[Start GIVEN INFORMATION]
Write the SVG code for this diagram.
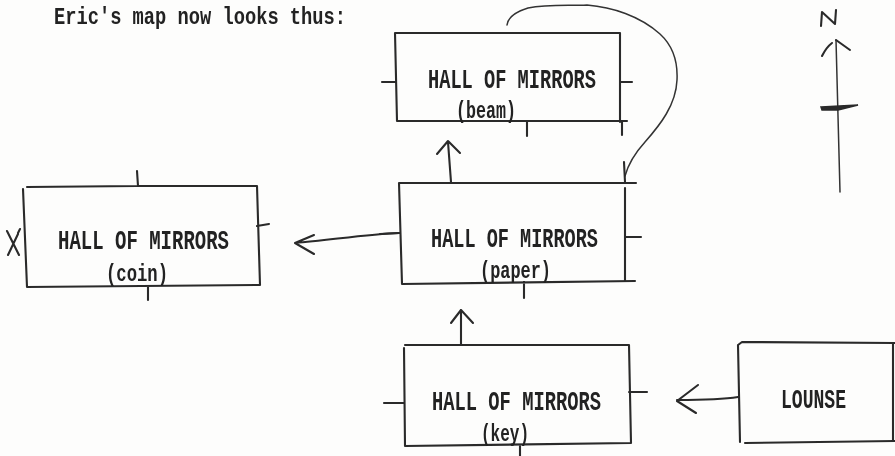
[End GIVEN INFORMATION]
[Start GIVEN INFORMATION]
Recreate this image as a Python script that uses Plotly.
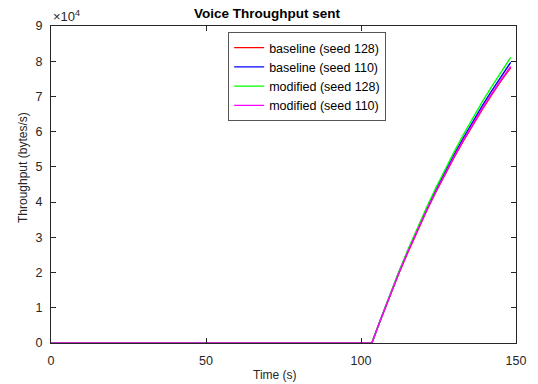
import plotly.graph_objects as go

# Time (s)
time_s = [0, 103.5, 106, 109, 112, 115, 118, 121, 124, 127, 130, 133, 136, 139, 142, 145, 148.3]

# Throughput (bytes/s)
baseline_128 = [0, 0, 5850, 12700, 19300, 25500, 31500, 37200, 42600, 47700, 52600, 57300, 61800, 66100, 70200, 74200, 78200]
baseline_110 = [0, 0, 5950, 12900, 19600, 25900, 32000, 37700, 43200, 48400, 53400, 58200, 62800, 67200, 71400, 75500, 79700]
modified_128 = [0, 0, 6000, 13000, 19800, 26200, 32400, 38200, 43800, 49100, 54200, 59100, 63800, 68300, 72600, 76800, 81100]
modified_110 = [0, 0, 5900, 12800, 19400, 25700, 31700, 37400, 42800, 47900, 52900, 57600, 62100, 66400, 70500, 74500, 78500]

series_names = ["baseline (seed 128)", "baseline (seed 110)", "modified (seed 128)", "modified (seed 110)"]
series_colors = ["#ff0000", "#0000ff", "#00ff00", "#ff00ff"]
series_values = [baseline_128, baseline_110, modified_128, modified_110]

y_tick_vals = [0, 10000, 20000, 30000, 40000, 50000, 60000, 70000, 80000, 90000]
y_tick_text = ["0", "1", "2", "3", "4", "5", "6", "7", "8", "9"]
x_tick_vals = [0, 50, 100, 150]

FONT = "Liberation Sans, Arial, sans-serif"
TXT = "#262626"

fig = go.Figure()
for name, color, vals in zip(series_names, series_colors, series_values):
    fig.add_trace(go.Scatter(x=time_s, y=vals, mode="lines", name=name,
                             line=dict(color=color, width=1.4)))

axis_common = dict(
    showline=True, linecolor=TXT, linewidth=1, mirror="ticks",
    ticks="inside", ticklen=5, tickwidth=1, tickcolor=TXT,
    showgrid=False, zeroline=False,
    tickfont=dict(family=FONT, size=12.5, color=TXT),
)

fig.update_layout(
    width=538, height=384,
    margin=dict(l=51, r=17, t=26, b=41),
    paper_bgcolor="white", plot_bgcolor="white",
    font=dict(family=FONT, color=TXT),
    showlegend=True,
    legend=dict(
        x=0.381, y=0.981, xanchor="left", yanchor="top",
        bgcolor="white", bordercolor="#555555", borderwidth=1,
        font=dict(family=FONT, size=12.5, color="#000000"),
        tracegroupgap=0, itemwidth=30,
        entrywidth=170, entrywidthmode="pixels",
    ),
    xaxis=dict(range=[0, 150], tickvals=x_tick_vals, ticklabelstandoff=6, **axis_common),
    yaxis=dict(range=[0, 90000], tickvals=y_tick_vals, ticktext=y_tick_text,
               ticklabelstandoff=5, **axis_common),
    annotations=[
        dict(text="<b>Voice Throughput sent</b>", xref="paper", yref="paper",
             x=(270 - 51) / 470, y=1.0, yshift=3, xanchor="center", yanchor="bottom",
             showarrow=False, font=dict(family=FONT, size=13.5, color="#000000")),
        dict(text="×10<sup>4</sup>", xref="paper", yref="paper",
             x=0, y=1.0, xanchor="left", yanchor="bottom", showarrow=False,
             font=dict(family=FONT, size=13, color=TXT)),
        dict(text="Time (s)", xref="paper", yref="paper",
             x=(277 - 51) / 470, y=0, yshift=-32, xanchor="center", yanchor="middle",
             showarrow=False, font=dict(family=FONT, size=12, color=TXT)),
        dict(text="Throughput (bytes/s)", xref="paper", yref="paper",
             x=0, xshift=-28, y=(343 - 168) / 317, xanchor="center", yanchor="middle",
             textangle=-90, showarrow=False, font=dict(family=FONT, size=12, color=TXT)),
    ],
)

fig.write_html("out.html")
[End GIVEN INFORMATION]
Wherever the word "this" occurs in a line of the listing, copy that line.

Write the SVG code for this diagram.
Recreate this image as a Python script that uses Plotly.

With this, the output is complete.